Spain in recession
It’s official – Spain has entered recession for the first time in 15 years.MADRID – Spain, Europe's fifth-biggest economy, entered recession in the fourth quarter for the first time in 15 years driven down by the collapse of a real estate boom, official data showed on Thursday.
Gross domestic product (GDP) contracted by 1.0 percent during the last three months of 2008 over the level the previous quarter and was down by 0.7 percent from the equivalent figure 12 months earlier, national statistics institute INE said.
The economy shrank by a revised 0.3 percent in the third quarter of last year from output in the previous quarter, it added.
Recession is widely defined as two quarters running of contraction of the economy.

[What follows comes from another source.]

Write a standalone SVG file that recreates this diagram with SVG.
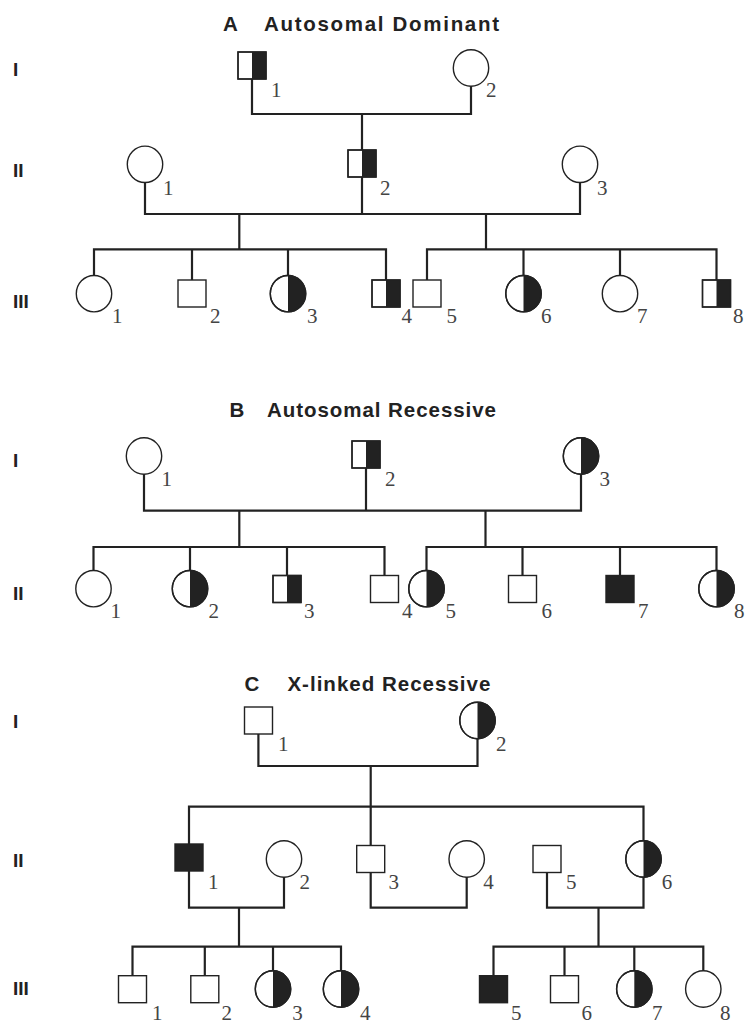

Formerly one of the eurozone's chief engines of economic growth and job creation, Spain suffered an abrupt change of fortunes in 2008 when the outbreak of the global financial crisis hastened a correction that was already underway in its key real estate sector.
The economy expanded by 1.2 percent during all of 2008, a sharp slowdown from the expansion of 3.7 percent in the previous year, INE said. The institute will publish final fourth quarter GDP figures on 18 February.

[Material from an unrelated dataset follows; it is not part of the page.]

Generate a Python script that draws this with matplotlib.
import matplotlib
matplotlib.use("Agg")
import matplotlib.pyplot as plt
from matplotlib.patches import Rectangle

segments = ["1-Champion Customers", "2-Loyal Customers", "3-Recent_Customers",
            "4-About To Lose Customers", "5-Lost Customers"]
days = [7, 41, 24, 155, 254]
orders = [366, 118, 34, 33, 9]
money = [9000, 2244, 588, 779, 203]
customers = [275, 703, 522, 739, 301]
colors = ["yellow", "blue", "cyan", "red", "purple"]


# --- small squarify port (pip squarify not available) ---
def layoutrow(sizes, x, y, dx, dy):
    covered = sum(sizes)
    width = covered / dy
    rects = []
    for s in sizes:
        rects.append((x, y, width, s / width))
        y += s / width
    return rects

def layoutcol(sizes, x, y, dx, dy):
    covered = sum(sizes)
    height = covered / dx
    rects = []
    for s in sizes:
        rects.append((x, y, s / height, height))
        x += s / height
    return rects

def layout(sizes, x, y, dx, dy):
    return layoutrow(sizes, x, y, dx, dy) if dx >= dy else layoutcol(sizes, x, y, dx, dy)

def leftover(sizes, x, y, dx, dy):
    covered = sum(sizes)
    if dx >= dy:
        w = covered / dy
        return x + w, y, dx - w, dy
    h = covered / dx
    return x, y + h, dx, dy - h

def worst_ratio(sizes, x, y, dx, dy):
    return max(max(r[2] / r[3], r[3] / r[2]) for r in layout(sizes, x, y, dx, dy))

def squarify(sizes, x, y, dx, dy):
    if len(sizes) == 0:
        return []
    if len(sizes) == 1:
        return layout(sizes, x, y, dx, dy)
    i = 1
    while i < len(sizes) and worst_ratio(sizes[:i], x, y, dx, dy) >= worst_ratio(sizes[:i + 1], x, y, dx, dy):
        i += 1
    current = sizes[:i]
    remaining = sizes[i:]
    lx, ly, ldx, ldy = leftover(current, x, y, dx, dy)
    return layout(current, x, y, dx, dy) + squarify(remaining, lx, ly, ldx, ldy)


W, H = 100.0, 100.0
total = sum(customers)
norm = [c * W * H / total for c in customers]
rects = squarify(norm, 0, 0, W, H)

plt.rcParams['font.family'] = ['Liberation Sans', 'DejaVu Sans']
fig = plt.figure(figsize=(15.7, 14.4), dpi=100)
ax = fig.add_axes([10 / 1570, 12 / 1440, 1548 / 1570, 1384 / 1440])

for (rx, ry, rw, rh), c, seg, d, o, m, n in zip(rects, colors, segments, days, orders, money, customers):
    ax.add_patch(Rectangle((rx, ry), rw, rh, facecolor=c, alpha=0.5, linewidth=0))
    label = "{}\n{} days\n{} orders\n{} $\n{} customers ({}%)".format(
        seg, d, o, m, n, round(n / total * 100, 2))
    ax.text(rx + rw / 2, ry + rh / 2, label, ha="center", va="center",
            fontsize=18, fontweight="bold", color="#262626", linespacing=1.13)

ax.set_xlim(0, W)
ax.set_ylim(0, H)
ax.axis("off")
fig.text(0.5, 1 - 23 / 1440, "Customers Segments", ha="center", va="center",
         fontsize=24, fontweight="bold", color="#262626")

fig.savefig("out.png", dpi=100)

In January, the socialist government, which had long predicted a slowdown in growth but no contraction, slashed its forecast for the economy for this year to a decline of 1.6 percent from the growth of 1.0 percent previously forecast.
It has responded with an 11-billion-euro infrastructure plan to create over 300,000 jobs, mainly through 31,000 public works projects across the country.
Bank of Spain governor Miguel Angel Fernandez Ordonez said Wednesday that Spain needed to implement reforms to boost competitiveness and productivity if it wanted to return to high rates of growth.
"It's obvious that inadequate labour market institutions are having a pernicious effect not only on productivity and economic growth, but also on workers' welfare," he said, adding that without reforms, Spain will grow at around the European Union average or lower.
The view has already been expressed by the International Monetary Fund in December when it warned the Spanish economy risks entering an extended period of stagnation unless sweeping structural reforms are carried out.
Dismissal costs must be lower to boost hiring, collective bargaining agreements need to be more flexible and the practice of indexing wages to inflation must end, the Washington-based Fund said.
But Prime Minister Jose Luis Rodriguez Zapatero rejected the central bank chief's advice on Thursday, saying the reduction of social protection had produced "unsatisfactory results" and "was not the road we should take".
Morgan Stanley forecasts that the "sizeable" infrastructure spending announced by the government will become noticeable only at the end of 2009 with a "muted recovery" likely the following year.
Capital Economics was more pessimistic. It predicted it might not be until 2011 before the Spanish economy stages any meaningful recovery.
Spain's unemployment rate hit 13.9 percent in the last quarter of 2008, the highest in the 27-nation European Union, and the government expects it will rise to 15.9 percent this year before starting to gradually decline.